Code that draws figures
## START
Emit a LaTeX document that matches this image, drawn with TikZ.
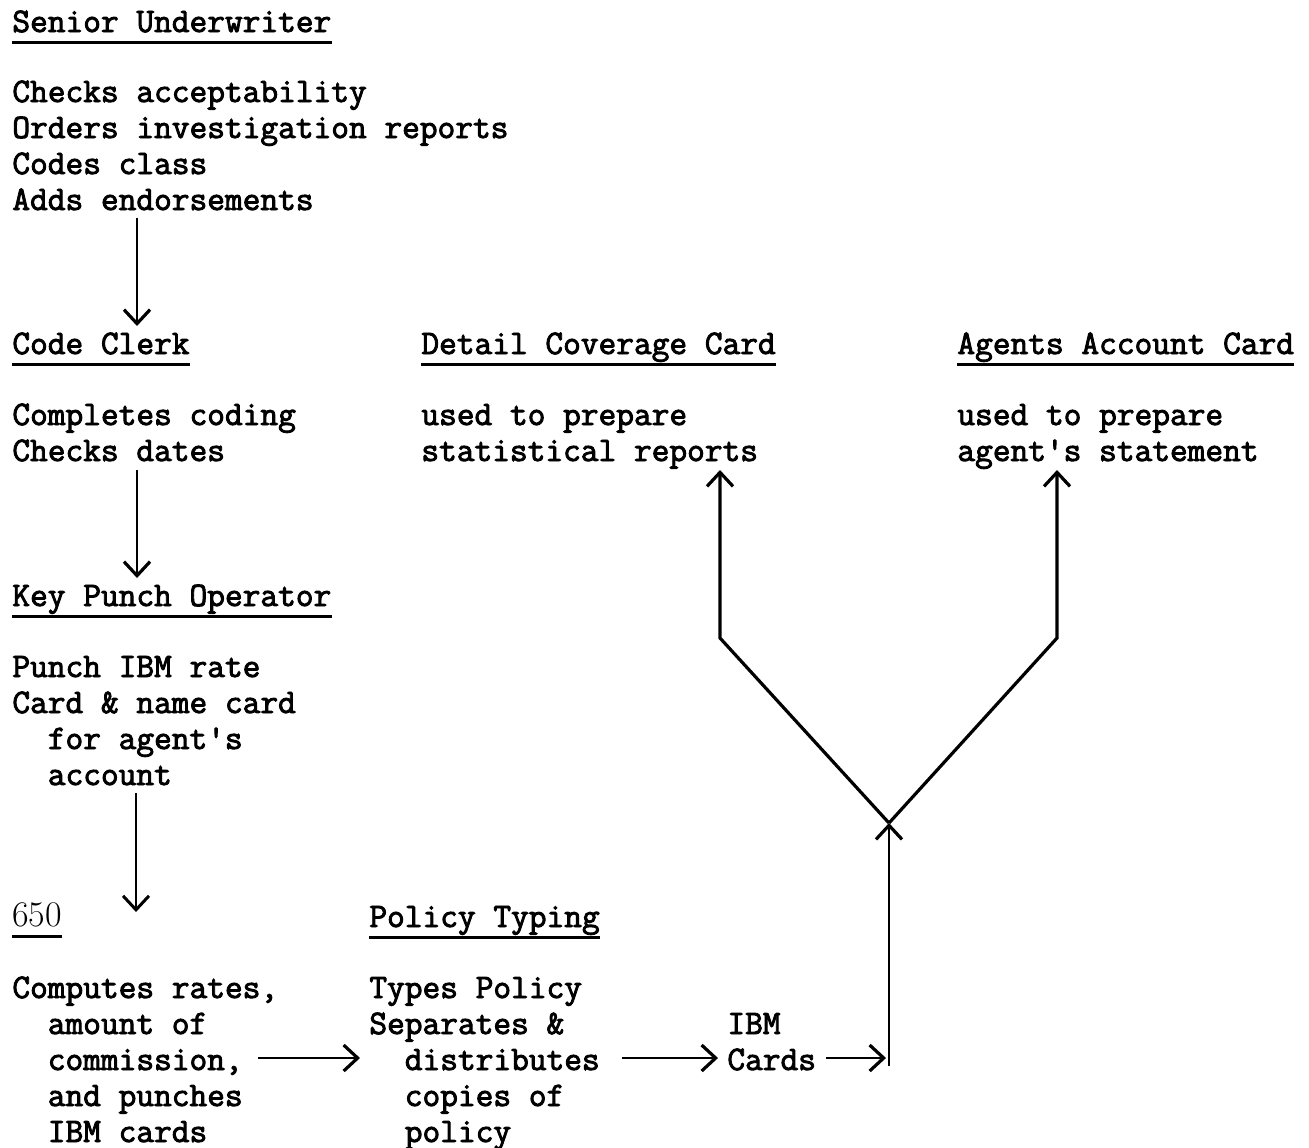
\documentclass[tikz,border=0pt]{standalone}
\usepackage{fontspec}
\newfontfamily\tw[FakeBold=2.6]{Latin Modern Mono}
\usetikzlibrary{arrows.meta}
\newcommand{\twsize}{\tw\fontsize{17.2}{18}\selectfont\spaceskip=\fontcharwd\font`\x\relax\xspaceskip=\spaceskip}
\begin{document}
\begin{tikzpicture}[x=0.5pt,y=-0.5pt,
  hd/.style={anchor=base west,inner sep=0pt,font=\twsize},
  txt/.style={anchor=base west,inner sep=0pt,text width=320pt,align=left,font=\twsize,
    execute at begin node={\spaceskip=\fontcharwd\font`\x\relax\xspaceskip=\spaceskip}},
  ul/.style={line width=1.5pt},
  arr/.style={line width=1.1pt,-{Straight Barb[length=7pt,width=13pt,line width=1.6pt]}},
  thinarr/.style={line width=0.6pt,-{Straight Barb[length=7pt,width=13pt,line width=1.5pt]}},
  fork/.style={line width=1.6pt}]
\useasboundingbox (0,0) rectangle (1309,1147);
\newcommand{\ind}{\phantom{xx}}
% headers
\node[hd] (su) at (12,32) {Senior Underwriter};
\node[hd] (cc) at (12,354) {Code Clerk};
\node[hd] (dc) at (421,354) {Detail Coverage Card};
\node[hd] (ag) at (957,354) {Agents Account Card};
\node[hd] (kp) at (12,606) {Key Punch Operator};
\node[anchor=base west,inner sep=0pt,font=\fontsize{18}{20}\selectfont] (n650) at (12,926) {650};
\node[hd] (pt) at (369,927) {Policy Typing};
\foreach \h in {su,cc,dc,ag,kp,n650,pt}
  \draw[ul] ([yshift=-5pt]\h.base west) -- ([yshift=-5pt]\h.base east);
% bodies
\node[txt] (sut) at (12,102) {Checks acceptability\\Orders investigation reports\\Codes class\\Adds endorsements};
\node[txt] (cct) at (12,425) {Completes coding\\Checks dates};
\node[txt] (dct) at (421,425) {used to prepare\\statistical reports};
\node[txt] (agt) at (957,425) {used to prepare\\agent's statement};
\node[txt] (kpt) at (12,677) {Punch IBM rate\\Card \& name card\\\ind for agent's\\\ind account};
\node[txt] (n650t) at (12,998) {Computes rates,\\\ind amount of\\\ind commission,\\\ind and punches\\\ind IBM cards};
\node[txt] (ptt) at (369,998) {Types Policy\\Separates \&\\\ind distributes\\\ind copies of\\\ind policy};
\node[txt,text width=100pt] (ibm) at (727,1034) {IBM\\Cards};
% connectors
\coordinate (a1s) at (137,218); \coordinate (a1e) at (137,326);
\coordinate (a2s) at (137,470); \coordinate (a2e) at (137,578);
\coordinate (a3s) at (136,793); \coordinate (a3e) at (136,912);
\draw[arr] (a1s) -- (a1e);
\draw[arr] (a2s) -- (a2e);
\draw[thinarr] (a3s) -- (a3e);
\coordinate (h1s) at (258,1058); \coordinate (h1e) at (360,1058);
\coordinate (h2s) at (622,1058); \coordinate (h2e) at (718,1058);
\coordinate (h3s) at (826,1058); \coordinate (h3e) at (886,1058);
\draw[arr] (h1s) -- (h1e);
\draw[arr] (h2s) -- (h2e);
\draw[arr] (h3s) -- (h3e);
\coordinate (vb) at (889,1066);
\coordinate (J) at (889,823);
\coordinate (lk) at (720,638); \coordinate (lt) at (720,470);
\coordinate (rk) at (1057,638); \coordinate (rt) at (1057,470);
\draw[arr] (vb) -- (J);
\draw[fork,-{Straight Barb[length=7pt,width=13pt,line width=1.6pt]}] (J) -- (lk) -- (lt);
\draw[fork,-{Straight Barb[length=7pt,width=13pt,line width=1.6pt]}] (J) -- (rk) -- (rt);
\end{tikzpicture}
\end{document}
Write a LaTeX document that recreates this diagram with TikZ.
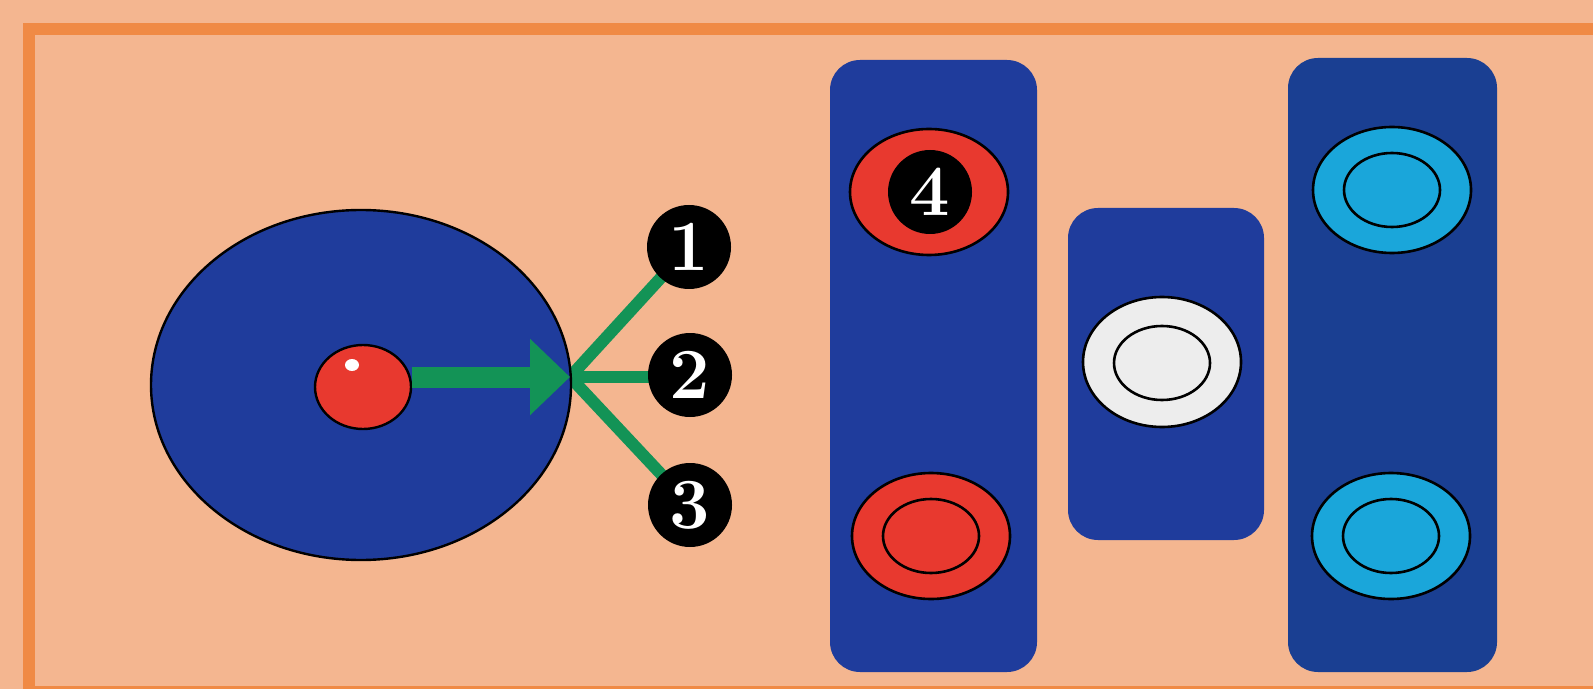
\documentclass[tikz,border=0pt]{standalone}
\usetikzlibrary{shapes.geometric,arrows.meta,backgrounds}
\definecolor{peach}{HTML}{F4B690}
\definecolor{frameorange}{HTML}{F08A45}
\definecolor{dblue}{HTML}{1F3C9C}
\definecolor{dblueB}{HTML}{1A3F92}
\definecolor{pred}{HTML}{E8392F}
\definecolor{pcyan}{HTML}{1AA6DA}
\definecolor{pwhite}{HTML}{EDEDED}
\definecolor{pgreen}{HTML}{139356}
\tikzset{
  panel/.style={rectangle, rounded corners=15pt, fill=dblue, inner sep=0pt},
  ring/.style={ellipse, draw=black, line width=1.3pt, minimum width=79pt, minimum height=63pt, inner sep=0pt},
  innerring/.style={ellipse, draw=black, line width=1.3pt, minimum width=48pt, minimum height=37pt, inner sep=0pt},
  numdot/.style={circle, fill=black, minimum size=42pt, inner sep=0pt, text=white, font=\fontsize{36}{36}\selectfont\bfseries},
  greenline/.style={draw=pgreen, line width=6pt},
}
\begin{document}
\begin{tikzpicture}[x=0.5pt,y=-0.5pt]
\begin{pgfonlayer}{background}
\fill[peach] (0,0) rectangle (1593,689);
\end{pgfonlayer}
\useasboundingbox (0,0) rectangle (1593,689);
% frame
\draw[frameorange, line width=6pt, line join=miter] (1593,29) -- (29,29) -- (29,689);
\draw[frameorange, line width=1.5pt] (29,687.5) -- (1593,687.5);

% big disk and ball
\node[ellipse, draw=black, line width=1.2pt, fill=dblue, minimum width=210pt, minimum height=175pt, inner sep=0pt] (disk) at (361,385) {};
\node[ellipse, draw=black, line width=1.2pt, fill=pred, minimum width=48pt, minimum height=42pt, inner sep=0pt] (ball) at (363,387) {};
\node[ellipse, fill=white, minimum width=7pt, minimum height=6pt, inner sep=0pt] (shine) at (352,365) {};

% junction and arrow
\coordinate (junc) at (570,377);
\draw[pgreen, line width=10.5pt, -{Triangle[width=37pt,length=20pt]}] (ball.east |- junc) -- (junc);

% numbered dots
\node[numdot] (n1) at (689,247) {1};
\node[numdot] (n2) at (690,375) {2};
\node[numdot] (n3) at (690,505) {3};
\begin{pgfonlayer}{background}
\draw[greenline] (junc) -- (n1.center);
\draw[greenline] (junc) -- (n2.center |- junc);
\draw[greenline] (junc) -- (n3.center);
\end{pgfonlayer}

% panel A (red)
\node[panel, minimum width=103.5pt, minimum height=306pt] (colA) at (933.5,366) {};
\node[ring, fill=pred] (redtop) at (929,192) {};
\node[numdot] (n4) at (930,192) {4};
\node[ring, fill=pred] (redbot) at (931,536) {};
\node[innerring] (redbotin) at (931,536) {};

% panel B (white)
\node[panel, minimum width=98pt, minimum height=166pt] (colB) at (1166,374) {};
\node[ring, fill=pwhite, minimum height=65pt] (whiteout) at (1162,362) {};
\node[innerring] (whitein) at (1162,363) {};

% panel C (cyan)
\node[panel, fill=dblueB, minimum width=104.5pt, minimum height=307pt] (colC) at (1392.5,365) {};
\node[ring, fill=pcyan] (cyantop) at (1392,190) {};
\node[innerring] (cyantopin) at (1392,190) {};
\node[ring, fill=pcyan] (cyanbot) at (1391,536) {};
\node[innerring] (cyanbotin) at (1391,536) {};
\end{tikzpicture}
\end{document}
## END
*INSTRUCTIONS FOR THE TASK*
Exclude all images and restate the records above word for word.

*SOLUTION TO THE EXERCISE*
Emit a LaTeX document that matches this image, drawn with TikZ.
\documentclass[tikz,border=0pt]{standalone}
\usepackage{fontspec}
\newfontfamily\tw[FakeBold=2.6]{Latin Modern Mono}
\usetikzlibrary{arrows.meta}
\newcommand{\twsize}{\tw\fontsize{17.2}{18}\selectfont\spaceskip=\fontcharwd\font`\x\relax\xspaceskip=\spaceskip}
\begin{document}
\begin{tikzpicture}[x=0.5pt,y=-0.5pt,
  hd/.style={anchor=base west,inner sep=0pt,font=\twsize},
  txt/.style={anchor=base west,inner sep=0pt,text width=320pt,align=left,font=\twsize,
    execute at begin node={\spaceskip=\fontcharwd\font`\x\relax\xspaceskip=\spaceskip}},
  ul/.style={line width=1.5pt},
  arr/.style={line width=1.1pt,-{Straight Barb[length=7pt,width=13pt,line width=1.6pt]}},
  thinarr/.style={line width=0.6pt,-{Straight Barb[length=7pt,width=13pt,line width=1.5pt]}},
  fork/.style={line width=1.6pt}]
\useasboundingbox (0,0) rectangle (1309,1147);
\newcommand{\ind}{\phantom{xx}}
% headers
\node[hd] (su) at (12,32) {Senior Underwriter};
\node[hd] (cc) at (12,354) {Code Clerk};
\node[hd] (dc) at (421,354) {Detail Coverage Card};
\node[hd] (ag) at (957,354) {Agents Account Card};
\node[hd] (kp) at (12,606) {Key Punch Operator};
\node[anchor=base west,inner sep=0pt,font=\fontsize{18}{20}\selectfont] (n650) at (12,926) {650};
\node[hd] (pt) at (369,927) {Policy Typing};
\foreach \h in {su,cc,dc,ag,kp,n650,pt}
  \draw[ul] ([yshift=-5pt]\h.base west) -- ([yshift=-5pt]\h.base east);
% bodies
\node[txt] (sut) at (12,102) {Checks acceptability\\Orders investigation reports\\Codes class\\Adds endorsements};
\node[txt] (cct) at (12,425) {Completes coding\\Checks dates};
\node[txt] (dct) at (421,425) {used to prepare\\statistical reports};
\node[txt] (agt) at (957,425) {used to prepare\\agent's statement};
\node[txt] (kpt) at (12,677) {Punch IBM rate\\Card \& name card\\\ind for agent's\\\ind account};
\node[txt] (n650t) at (12,998) {Computes rates,\\\ind amount of\\\ind commission,\\\ind and punches\\\ind IBM cards};
\node[txt] (ptt) at (369,998) {Types Policy\\Separates \&\\\ind distributes\\\ind copies of\\\ind policy};
\node[txt,text width=100pt] (ibm) at (727,1034) {IBM\\Cards};
% connectors
\coordinate (a1s) at (137,218); \coordinate (a1e) at (137,326);
\coordinate (a2s) at (137,470); \coordinate (a2e) at (137,578);
\coordinate (a3s) at (136,793); \coordinate (a3e) at (136,912);
\draw[arr] (a1s) -- (a1e);
\draw[arr] (a2s) -- (a2e);
\draw[thinarr] (a3s) -- (a3e);
\coordinate (h1s) at (258,1058); \coordinate (h1e) at (360,1058);
\coordinate (h2s) at (622,1058); \coordinate (h2e) at (718,1058);
\coordinate (h3s) at (826,1058); \coordinate (h3e) at (886,1058);
\draw[arr] (h1s) -- (h1e);
\draw[arr] (h2s) -- (h2e);
\draw[arr] (h3s) -- (h3e);
\coordinate (vb) at (889,1066);
\coordinate (J) at (889,823);
\coordinate (lk) at (720,638); \coordinate (lt) at (720,470);
\coordinate (rk) at (1057,638); \coordinate (rt) at (1057,470);
\draw[arr] (vb) -- (J);
\draw[fork,-{Straight Barb[length=7pt,width=13pt,line width=1.6pt]}] (J) -- (lk) -- (lt);
\draw[fork,-{Straight Barb[length=7pt,width=13pt,line width=1.6pt]}] (J) -- (rk) -- (rt);
\end{tikzpicture}
\end{document}
Write a LaTeX document that recreates this diagram with TikZ.
\documentclass[tikz,border=0pt]{standalone}
\usetikzlibrary{shapes.geometric,arrows.meta,backgrounds}
\definecolor{peach}{HTML}{F4B690}
\definecolor{frameorange}{HTML}{F08A45}
\definecolor{dblue}{HTML}{1F3C9C}
\definecolor{dblueB}{HTML}{1A3F92}
\definecolor{pred}{HTML}{E8392F}
\definecolor{pcyan}{HTML}{1AA6DA}
\definecolor{pwhite}{HTML}{EDEDED}
\definecolor{pgreen}{HTML}{139356}
\tikzset{
  panel/.style={rectangle, rounded corners=15pt, fill=dblue, inner sep=0pt},
  ring/.style={ellipse, draw=black, line width=1.3pt, minimum width=79pt, minimum height=63pt, inner sep=0pt},
  innerring/.style={ellipse, draw=black, line width=1.3pt, minimum width=48pt, minimum height=37pt, inner sep=0pt},
  numdot/.style={circle, fill=black, minimum size=42pt, inner sep=0pt, text=white, font=\fontsize{36}{36}\selectfont\bfseries},
  greenline/.style={draw=pgreen, line width=6pt},
}
\begin{document}
\begin{tikzpicture}[x=0.5pt,y=-0.5pt]
\begin{pgfonlayer}{background}
\fill[peach] (0,0) rectangle (1593,689);
\end{pgfonlayer}
\useasboundingbox (0,0) rectangle (1593,689);
% frame
\draw[frameorange, line width=6pt, line join=miter] (1593,29) -- (29,29) -- (29,689);
\draw[frameorange, line width=1.5pt] (29,687.5) -- (1593,687.5);

% big disk and ball
\node[ellipse, draw=black, line width=1.2pt, fill=dblue, minimum width=210pt, minimum height=175pt, inner sep=0pt] (disk) at (361,385) {};
\node[ellipse, draw=black, line width=1.2pt, fill=pred, minimum width=48pt, minimum height=42pt, inner sep=0pt] (ball) at (363,387) {};
\node[ellipse, fill=white, minimum width=7pt, minimum height=6pt, inner sep=0pt] (shine) at (352,365) {};

% junction and arrow
\coordinate (junc) at (570,377);
\draw[pgreen, line width=10.5pt, -{Triangle[width=37pt,length=20pt]}] (ball.east |- junc) -- (junc);

% numbered dots
\node[numdot] (n1) at (689,247) {1};
\node[numdot] (n2) at (690,375) {2};
\node[numdot] (n3) at (690,505) {3};
\begin{pgfonlayer}{background}
\draw[greenline] (junc) -- (n1.center);
\draw[greenline] (junc) -- (n2.center |- junc);
\draw[greenline] (junc) -- (n3.center);
\end{pgfonlayer}

% panel A (red)
\node[panel, minimum width=103.5pt, minimum height=306pt] (colA) at (933.5,366) {};
\node[ring, fill=pred] (redtop) at (929,192) {};
\node[numdot] (n4) at (930,192) {4};
\node[ring, fill=pred] (redbot) at (931,536) {};
\node[innerring] (redbotin) at (931,536) {};

% panel B (white)
\node[panel, minimum width=98pt, minimum height=166pt] (colB) at (1166,374) {};
\node[ring, fill=pwhite, minimum height=65pt] (whiteout) at (1162,362) {};
\node[innerring] (whitein) at (1162,363) {};

% panel C (cyan)
\node[panel, fill=dblueB, minimum width=104.5pt, minimum height=307pt] (colC) at (1392.5,365) {};
\node[ring, fill=pcyan] (cyantop) at (1392,190) {};
\node[innerring] (cyantopin) at (1392,190) {};
\node[ring, fill=pcyan] (cyanbot) at (1391,536) {};
\node[innerring] (cyanbotin) at (1391,536) {};
\end{tikzpicture}
\end{document}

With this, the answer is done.